With this in mind we created our voltage divider using two fixed value resistors. The actual value of the resistors is not too important but the ratio needs to be about 1:4 (to divide the voltage seen by 5) and the sum of the resistor values needs to be about 100KΩ. We chose resistor values of 20KΩ (measured at 20.0KΩ) and 75KΩ (measured at 75.2KΩ).
This means that an input voltage of 5.0 V into this voltage divider will result in an output voltage of 5.0 × (20.0 / (20.0 + 75.2)) = 1.05 V. This means we need to multiply measured voltage by 4.76 (95.2 / 20.0) to get actual voltage from the humidity sensor.
Knowing this value should enable a fairly accurate voltage reading on the analogue input but, in reality the internal impedance of the analogue input might also affect the voltage divider. The only way to know exactly how much difference it makes is to calibrate the input with the voltage divider in place. We do this by applying a known voltage to the voltage divider (e.g. 4.59 V) and measuring the voltage at the analogue input (measured as 0.964 V). The actual voltage divider ratio can then be calculated (4.59 / 0.964 = 4.761). This proves that the affect of the analogue input impedance is negligible.
There is a small amount of noise on the analogue input readings which results in minor fluctuations in the humidity values read. Ordinarily these wouldn't be an issue but our code explicitly reports only significant changes in humidity, to minimise the amount of traffic received from each sensor over the course of a day. Random variations due to noise result in more changes being detected and hence more values being sent. To overcome this issue, we use a smoothing algorithm in our software which stores an array of previous values. Because we read the sensor value about once a second, this introduces minimal delay in detecting real-world changes.
We rate limit updates from humidity sensors in our smart home (via software) to a minimum time period of 30s between humidity updates. We also enforce an update being sent at least every 15 minutes, regardless of values seen by the sensor.
We have tested the DS1820 1-Wire temperature sensors successfully with this device.
Initially we had issues with this error:
Multiple libraries were found for "OneWire.h"
Not used: C:\Users\Rob\AppData\Roaming\Arduino15\packages\esp8266\hardware\esp8266\2.0.0\libraries\OneWire
The only way to fix this appears to be to rename the standard OneWire library folder and restart the IDE.
Once we had resolved this issue, we used our existing code to report temperatures back over Wi-Fi. We tried to use pin #16 for the DS1820 but it was not happy and we couldn't get it to work on this pin. We then tried pin #14 though and it worked fine.

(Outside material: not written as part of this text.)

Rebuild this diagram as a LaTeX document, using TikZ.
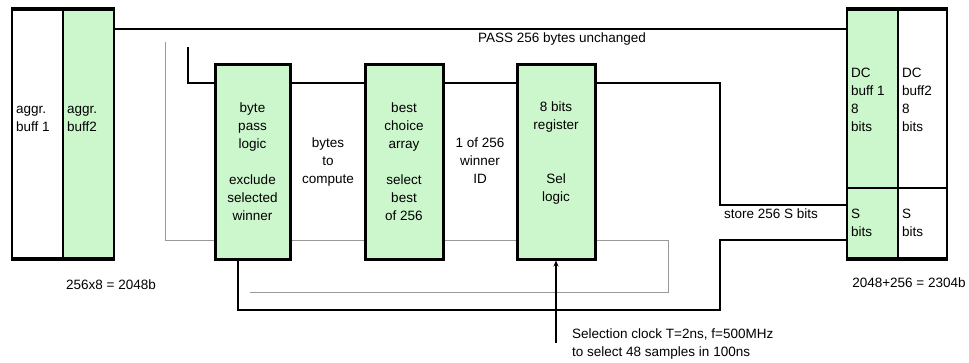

Wi-Fi range is very good considering the tiny aerial on the board. We are testing the device against a secondary access point initially, so that we can check its Wi-Fi failure modes and write code to handle things like the wireless access point being unreachable.
We will be testing I2C support next.
We will be documenting our smart home applications that use this device very soon.

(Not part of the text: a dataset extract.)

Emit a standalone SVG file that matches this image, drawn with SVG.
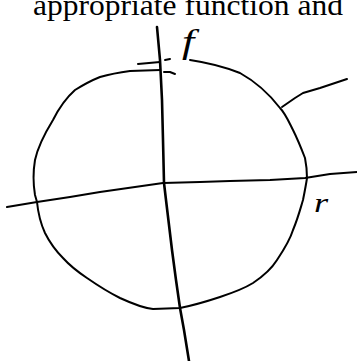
<svg xmlns="http://www.w3.org/2000/svg" width="357" height="361" viewBox="0 0 357 361">
<style>
.ln{fill:none;stroke:#000;stroke-width:2;stroke-linecap:round;stroke-linejoin:round}
.ax{fill:none;stroke:#000;stroke-width:2.6;stroke-linecap:round;stroke-linejoin:round}
.cap{font-family:"Liberation Serif","Times New Roman",serif;font-size:30px;fill:#000}
.hand{font-family:"Liberation Serif","Times New Roman",serif;font-style:italic;fill:#000}
</style>
<rect width="357" height="361" fill="#fff"/>
<text class="cap" x="33" y="15" textLength="310" lengthAdjust="spacingAndGlyphs">appropriate function and</text>
<g id="connectors">
<path id="vertical-axis" class="ax" d="M157,27 L160,60 L162,100 L163,140 L164,183 L166,200 L169,225 L172,250 L176,280 L180,308 L184,330 L189,361"/>
<path id="horizontal-axis" class="ln" d="M7,207 L37,202 L70,197 L100,192 L135,187 L163,183 L200,182 L230,181 L270,180 L305,178 L330,174 L357,172"/>
<path id="tangent" class="ln" d="M282,107 L295,98 L303,93 L320,88 L335,83 L347,79"/>
</g>
<g id="circle">
<path class="ln" d="M160,70 L130,71 C115,73 107,75 100,77 C90,81 83,85 75,90 C66,98 59,108 53,120 C45,133 38,146 35,160 C33,172 33,183 35,195 L37,202 C38,212 40,222 45,233 C52,247 58,253 63,258 C72,268 78,272 87,278 C100,287 110,293 120,298 C133,304 143,308 153,309 L180,308 C195,305 208,301 220,297 C235,292 245,288 253,283 C265,275 272,268 277,260 C285,248 290,240 293,230 C298,218 300,210 303,200 C305,190 306,185 307,178 C307,170 306,163 305,158 C300,145 297,138 293,130 C288,120 285,113 280,108 C270,95 258,83 240,73 C225,67 210,63 190,60"/>
<path class="ln" d="M138,64 L149,63 L160,62"/>
<path class="ln" d="M165,60 L170,59"/>
<path class="ln" d="M164,72 L170,72 L175,74"/>
</g>
<g id="label-f">
<text class="hand" transform="translate(182,53) scale(1.3,1)" x="0" y="0" font-size="34">f</text>
</g>
<g id="label-r">
<text class="hand" transform="translate(314,212) scale(1.3,1)" x="0" y="0" font-size="28">r</text>
</g>
</svg>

This was our first test application and we have left it in-situ, so that we can experiement and try thinsg out. The device has a 1-Wire temperature sensor, humidity sensor connected. It also has 4 digital inputs with one used for a smoke sensor and the other 3 used for testing new sensors.

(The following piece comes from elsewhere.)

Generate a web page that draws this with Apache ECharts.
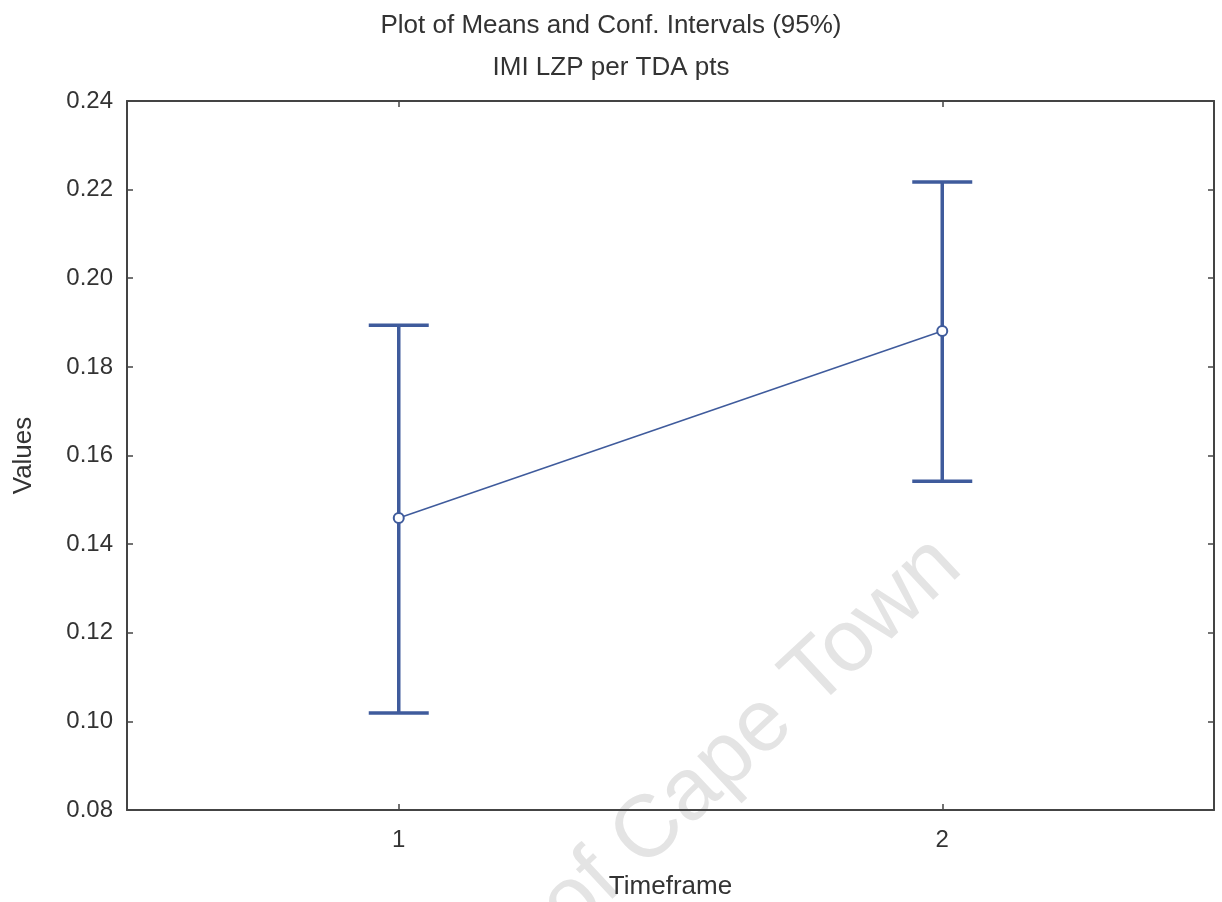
<!DOCTYPE html>
<html>
<head>
<meta charset="utf-8">
<title>Plot of Means and Conf. Intervals</title>
<script src="https://cdn.jsdelivr.net/npm/echarts@6/dist/echarts.min.js"></script>
<style>
  html, body { margin: 0; padding: 0; background: #fff; }
  #chart { width: 1222px; height: 902px; }
</style>
</head>
<body>
<div id="chart"></div>
<script type="text/javascript">
	// data
	var categories = ['1', '2'];
	var means = [0.1459, 0.1881];
	var lower = [0.1019, 0.1542];
	var upper = [0.1894, 0.2217];
	var yTicks = [0.08, 0.10, 0.12, 0.14, 0.16, 0.18, 0.20, 0.22, 0.24];

	var barColor = '#3f5b9c';
	var frameColor = '#444';
	var font = "'Liberation Sans', Arial, sans-serif";

	var errData = [];
	for (var i = 0; i < categories.length; i++) {
		errData.push([i, lower[i], upper[i]]);
	}

	function renderErr(params, api) {
		var x = api.value(0);
		var lo = api.coord([x, api.value(1)]);
		var hi = api.coord([x, api.value(2)]);
		var half = 30;
		var style = { stroke: barColor, lineWidth: 3.5 };
		return {
			type: 'group',
			children: [
				{ type: 'line', shape: { x1: lo[0], y1: lo[1], x2: hi[0], y2: hi[1] }, style: style },
				{ type: 'line', shape: { x1: hi[0] - half, y1: hi[1], x2: hi[0] + half, y2: hi[1] }, style: style },
				{ type: 'line', shape: { x1: lo[0] - half, y1: lo[1], x2: lo[0] + half, y2: lo[1] }, style: style }
			]
		};
	}

	var axisLine = { show: true, lineStyle: { color: frameColor, width: 2 } };
	var tickIn = { show: true, inside: true, length: 6, lineStyle: { color: frameColor, width: 1.5 } };

	var option = {
		backgroundColor: '#fff',
		animation: false,
		title: {
			text: 'Plot of Means and Conf. Intervals (95%)\nIMI LZP per TDA pts',
			left: 'center',
			top: 0,
			textStyle: { fontFamily: font, fontSize: 26, fontWeight: 'normal', color: '#333', lineHeight: 42 }
		},
		graphic: [{
			type: 'text',
			z: -10,
			x: 978,
			y: 585,
			rotation: 0.75,
			silent: true,
			style: {
				text: 'University of Cape Town',
				fontFamily: font,
				fontSize: 88,
				fill: '#e4e4e4',
				textAlign: 'right',
				textVerticalAlign: 'bottom'
			}
		}],
		grid: { left: 127, right: 8, top: 101, bottom: 92, outerBoundsMode: 'none', containLabel: false },
		xAxis: [{
			type: 'category',
			data: categories,
			boundaryGap: true,
			name: 'Timeframe',
			nameLocation: 'middle',
			nameGap: 64,
			nameTextStyle: { fontFamily: font, fontSize: 26, color: '#333' },
			axisLine: axisLine,
			axisTick: { show: true, inside: true, alignWithLabel: true, length: 6, lineStyle: { color: frameColor, width: 1.5 } },
			axisLabel: { fontFamily: font, fontSize: 24, color: '#333', margin: 18 },
			splitLine: { show: false }
		}, {
			type: 'category',
			data: categories,
			position: 'top',
			boundaryGap: true,
			axisLine: axisLine,
			axisTick: { show: true, inside: true, alignWithLabel: true, length: 6, lineStyle: { color: frameColor, width: 1.5 } },
			axisLabel: { show: false },
			splitLine: { show: false }
		}],
		yAxis: [{
			type: 'value',
			min: yTicks[0],
			max: yTicks[yTicks.length - 1],
			interval: 0.02,
			name: 'Values',
			nameLocation: 'middle',
			nameGap: 90,
			nameTextStyle: { fontFamily: font, fontSize: 26, color: '#333' },
			axisLine: axisLine,
			axisTick: tickIn,
			axisLabel: {
				fontFamily: font, fontSize: 24, color: '#333', margin: 14,
				formatter: function (v) { return v.toFixed(2); }
			},
			splitLine: { show: false }
		}, {
			type: 'value',
			position: 'right',
			min: yTicks[0],
			max: yTicks[yTicks.length - 1],
			interval: 0.02,
			axisLine: axisLine,
			axisTick: tickIn,
			axisLabel: { show: false },
			splitLine: { show: false }
		}],
		series: [{
			type: 'custom',
			renderItem: renderErr,
			data: errData,
			encode: { x: 0, y: [1, 2] },
			z: 2
		}, {
			type: 'line',
			data: means,
			symbol: 'circle',
			symbolSize: 10,
			lineStyle: { color: barColor, width: 1.5 },
			itemStyle: { color: '#fff', borderColor: barColor, borderWidth: 2 },
			z: 3
		}]
	};

	var myChart = echarts.init(document.getElementById('chart'));
	myChart.setOption(option);
</script>
</body>
</html>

This was our second test application. We are using the ESP8266 device in our garage to test out the Wi-Fi range nd reliability. It has a 1-Wire temperature sensor, humidity sensor connected. It also has 4 digital inputs with one used for a smoke sensor and two used with PIR sensors.
As we have described it here, it provides a cheap and easy way to easily connect 4 digital inputs, a 1-Wire DS1820 temperature sensors and a humidity sensor to our smart home.
The ESP8266 is not multi-thread capable and is therefore best used either for control or sensing but not both, unless you don't need fast response or real-time data.